Though Jay’s family owned Indian Metals & Ferro Alloys, husband and wife decided that the best course would be to get Jagi started on an altogether new line of business. But before she turned entrepreneur, she decided to take a six-month course at the Indian Institute of Management, Ahmedabad. Upon her return, the options were real estate, aquaculture and communications. Jagi admits that she did not know much about the last one but somehow “it sounded easy”.
It wasn’t, as the next six years would show her. But before I get there, I want to know about maintaining harmony when you come into an established family business as an outsider.
“You really have to make sure you’re not in the same market as the family company. It would have been difficult for me to maintain harmony if I got into a similar or a related business.

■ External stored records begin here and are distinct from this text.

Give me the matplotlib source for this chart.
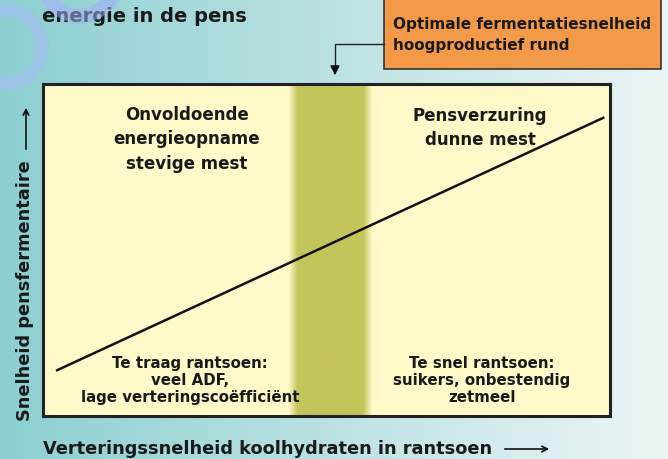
import numpy as np
import matplotlib
matplotlib.use("Agg")
import matplotlib.pyplot as plt
from matplotlib.patches import Rectangle, Wedge

# ---- data ----
title = "energie in de pens"
callout = "Optimale fermentatiesnelheid\nhoogproductief rund"
xlabel = "Verteringssnelheid koolhydraten in rantsoen"
ylabel = "Snelheid pensfermentaire"
line_x = [2.5, 98.8]
line_y = [13.8, 89.8]
band_x = [44.5, 56.8]
texts_top_left = "Onvoldoende\nenergieopname\nstevige mest"
texts_top_right = "Pensverzuring\ndunne mest"
texts_bot_left = "Te traag rantsoen:\nveel ADF,\nlage verteringscoëfficiënt"
texts_bot_right = "Te snel rantsoen:\nsuikers, onbestendig\nzetmeel"

W, H = 668, 459
fig = plt.figure(figsize=(W / 100, H / 100), dpi=100)
plt.rcParams['font.family'] = ['DejaVu Sans']

# background axes in pixel coords
bg = fig.add_axes([0, 0, 1, 1])
bg.set_xlim(0, W)
bg.set_ylim(H, 0)
bg.axis('off')
c1 = np.array([0x8c, 0xcf, 0xd0]) / 255
c2 = np.array([0xec, 0xf5, 0xf6]) / 255
t = np.linspace(0, 1, 256)
grad = (c1[None, :] * (1 - t[:, None]) + c2[None, :] * t[:, None])[None, :, :]
bg.imshow(grad, extent=[0, W, H, 0], aspect='auto', zorder=0)

ring_col = '#9cc4e6'
bg.add_patch(Wedge((5, 47), 43, 0, 360, width=12, color=ring_col, zorder=1))
bg.add_patch(Wedge((80, -20), 43, 0, 360, width=14, color=ring_col, zorder=1))

bg.text(42, 16, title, fontsize=14, fontweight='bold', color='#1a1a1a',
        va='center', ha='left', zorder=5)
# translucent ring over the title tints the overlapping letters
bg.add_patch(Wedge((80, -20), 43, 0, 360, width=14, color='#a0b8f0',
                   alpha=0.5, lw=0, zorder=6))

# callout box
bg.add_patch(Rectangle((384, -2), 277, 71, facecolor='#f39a48',
                       edgecolor='#333333', lw=1.2, zorder=4))
bg.text(393, 35, callout, fontsize=11, fontweight='bold', color='#1a1a1a',
        va='center', ha='left', linespacing=1.55, zorder=5)
bg.plot([384, 335, 335], [44, 44, 68], color='#222222', lw=1, zorder=4)
bg.annotate('', xy=(335, 78), xytext=(335, 66),
            arrowprops=dict(arrowstyle='-|>', color='#111111', lw=1,
                            mutation_scale=14), zorder=4)

# axis labels
bg.text(43, 449, xlabel, fontsize=12.8, fontweight='bold', color='#1a1a1a',
        va='center', ha='left', zorder=5)
bg.annotate('', xy=(552, 449), xytext=(502, 449),
            arrowprops=dict(arrowstyle='->', color='#111111', lw=1.2,
                            mutation_scale=10))
bg.text(25, 421, ylabel, fontsize=12.8, fontweight='bold', color='#1a1a1a',
        va='bottom', ha='center', rotation=90, zorder=5)
bg.annotate('', xy=(26, 105), xytext=(26, 152),
            arrowprops=dict(arrowstyle='->', color='#111111', lw=1.2,
                            mutation_scale=10))

# main box axes
L, R, T, B = 43, 610, 84, 416
ax = fig.add_axes([L / W, 1 - B / H, (R - L) / W, (B - T) / H])
ax.set_facecolor('#fff9c9')
ax.set_xticks([])
ax.set_yticks([])
for s in ax.spines.values():
    s.set_linewidth(2.2)
    s.set_color('#222222')

# band with soft edges
band_col = np.array([0xc3, 0xc4, 0x5a]) / 255
box_col = np.array([0xff, 0xf9, 0xc9]) / 255
n = 400
xs = np.linspace(band_x[0] - 2, band_x[1] + 2, n)
alpha = np.clip(np.minimum(xs - (band_x[0] - 1.2), (band_x[1] + 1.2) - xs) / 1.6, 0, 1)
img = box_col[None, :] * (1 - alpha[:, None]) + band_col[None, :] * alpha[:, None]
ax.imshow(img[None, :, :], extent=[xs[0], xs[-1], 0, 100], aspect='auto', zorder=1)
ax.set_xlim(0, 100)
ax.set_ylim(0, 100)

ax.plot(line_x, line_y, color='#111111', lw=1.8, zorder=3)

ax.text(25.4, 83.3, texts_top_left, fontsize=12, fontweight='bold', ha='center',
        va='center', linespacing=1.45, color='#1a1a1a', zorder=4)
ax.text(77.1, 86.7, texts_top_right, fontsize=12, fontweight='bold', ha='center',
        va='center', linespacing=1.45, color='#1a1a1a', zorder=4)
ax.text(25.9, 10.7, texts_bot_left, fontsize=10.8, fontweight='bold', ha='center',
        va='center', linespacing=1.2, color='#1a1a1a', zorder=4)
ax.text(77.4, 10.7, texts_bot_right, fontsize=10.8, fontweight='bold', ha='center',
        va='center', linespacing=1.2, color='#1a1a1a', zorder=4)

fig.savefig('out.png', dpi=100)
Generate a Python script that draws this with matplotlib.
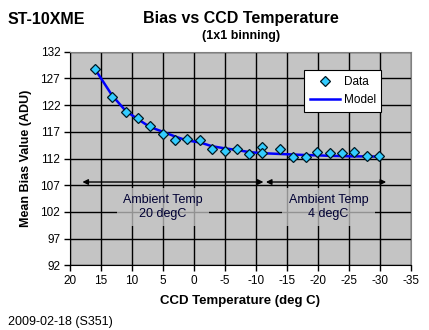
import matplotlib
matplotlib.use("Agg")
import matplotlib.pyplot as plt

plt.rcParams['font.family'] = ['Liberation Sans', 'DejaVu Sans']

temps = [16, 13.2, 11, 9.1, 7.1, 5, 3, 1.2, -1, -2.9, -5, -6.9, -8.9, -11, -11, -13.9, -16, -18, -19.8, -21.9, -23.9, -25.8, -27.9, -29.9]
bias = [128.8, 123.5, 120.8, 119.6, 118.0, 116.6, 115.5, 115.7, 115.4, 113.7, 113.5, 113.8, 112.9, 114.1, 113.1, 113.8, 112.2, 112.3, 113.3, 113.0, 113.0, 113.2, 112.5, 112.5]

model_t = [16, 13.2, 11, 9.1, 7.1, 5, 3, 1.2, -1, -2.9, -5, -6.9, -8.9, -11, -13.9, -16, -18, -19.8, -21.9, -23.9, -25.8, -27.9, -29.9]
model_b = [128.8, 123.8, 120.9, 119.4, 117.9, 117.0, 116.1, 115.4, 115.0, 114.3, 113.9, 113.6, 113.2, 113.0, 112.85, 112.75, 112.65, 112.6, 112.5, 112.45, 112.4, 112.4, 112.35]

xticks = [20, 15, 10, 5, 0, -5, -10, -15, -20, -25, -30, -35]
yticks = [92, 97, 102, 107, 112, 117, 122, 127, 132]

arrows = [(18, -11.2), (-11.6, -31)]
arrow_y = 107.6
notes = [("Ambient Temp\n20 degC", 5, 102.9), ("Ambient Temp\n4 degC", -21.7, 102.9)]

fig = plt.figure(figsize=(4.29, 3.30), dpi=100)
ax = fig.add_axes([0.1632, 0.196, 0.7948, 0.6473])
ax.set_facecolor('#c4c4c4')
ax.set_xlim(20, -35)
ax.set_ylim(92, 132)
ax.set_xticks(xticks)
ax.set_yticks(yticks)
ax.set_xticklabels([str(t) for t in xticks], fontsize=8.5)
ax.set_yticklabels([str(t) for t in yticks], fontsize=8.5)
ax.grid(True, color='black', linewidth=1)
ax.set_axisbelow(True)
ax.tick_params(direction='out', length=4, width=1, colors='black', pad=3)
for s in ['top', 'right']:
    ax.spines[s].set_color('#808080')
for s in ['left', 'bottom']:
    ax.spines[s].set_color('black')

ax.plot(model_t, model_b, color='#0000ff', lw=1.8, label='Model', zorder=3)
ax.plot(temps, bias, linestyle='none', marker='D', markersize=5,
        markerfacecolor='#33ccff', markeredgecolor='#001822', markeredgewidth=0.9,
        label='Data', zorder=4)

for a, b in arrows:
    ax.annotate('', xy=(b, arrow_y), xytext=(a, arrow_y),
                arrowprops=dict(arrowstyle='<|-|>', color='black', lw=1,
                                mutation_scale=8, shrinkA=0, shrinkB=0), zorder=5)
for txt, x, y in notes:
    ax.text(x, y, txt, ha='center', va='center', fontsize=9, color='#000033',
            linespacing=1.2,
            bbox=dict(boxstyle='square,pad=0.5', facecolor='#c4c4c4', edgecolor='none', alpha=0.75),
            zorder=5)

h, l = ax.get_legend_handles_labels()
leg = ax.legend(h[::-1], l[::-1], loc='upper right', bbox_to_anchor=(0.93, 0.94),
                fontsize=8.5, frameon=True, fancybox=False, framealpha=1,
                edgecolor='black', handlelength=2.6, borderpad=0.45, labelspacing=0.55,
                handletextpad=0.3)
leg.get_frame().set_linewidth(0.8)

ax.set_xlabel('CCD Temperature (deg C)', fontsize=9.5, fontweight='bold', labelpad=6)
ax.set_ylabel('Mean Bias Value (ADU)', fontsize=9, fontweight='bold', labelpad=6)

fig.text(241 / 429, 1 - 18 / 330, 'Bias vs CCD Temperature', ha='center', va='center',
         fontsize=11.5, fontweight='bold')
fig.text(241 / 429, 1 - 36 / 330, '(1x1 binning)', ha='center', va='center',
         fontsize=9, fontweight='bold')
fig.text(8 / 429, 1 - 20 / 330, 'ST-10XME', ha='left', va='center',
         fontsize=11.5, fontweight='bold')
fig.text(8 / 429, 1 - 322 / 330, '2009-02-18 (S351)', ha='left', va='center', fontsize=9)

fig.savefig('out.png', dpi=100)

When I moved out of the family company [after a year or so of getting acquainted], the most significant hurdle was capital; cash flow is difficult early on in the life of a business. At that point, the biggest advantage of being connected with a business family was that it was easier attracting investment from private equity and banks, as was attracting talent. Personal sacrifices had to be made when moving. I was ready to work very hard and smart, willing to move from a cushy place to a small shabby office that didn’t even have a good toilet and willing for my business to take over my life, which many people at that time thought unnecessary. All this, so that I could build a new company with a new culture and at the same time keep the harmony.”
Gaining acceptance in a new home for a young woman is one thing; dealing with the social stigma of entrepreneurship, particularly in a B-Town, is quite another thing. In small places, an entrepreneur is often looked down upon and seen with suspicion. “If you make money, you are a thug,” she says. But deal with all that she did. Jagi had to deal with a culture of settling for less which sometimes meant accepting mediocrity, and bloated egos of bureaucrats. In the beginning, it was particularly difficult. She recalls she was like a general, being attacked from all fronts. But worse was the risk aversion and “conflict aversion” that she found typical of a small place. “People do not like conflicts in any work situation. The moment something creates conflict, people simply give up and move on. An entrepreneur cannot do that,” she says.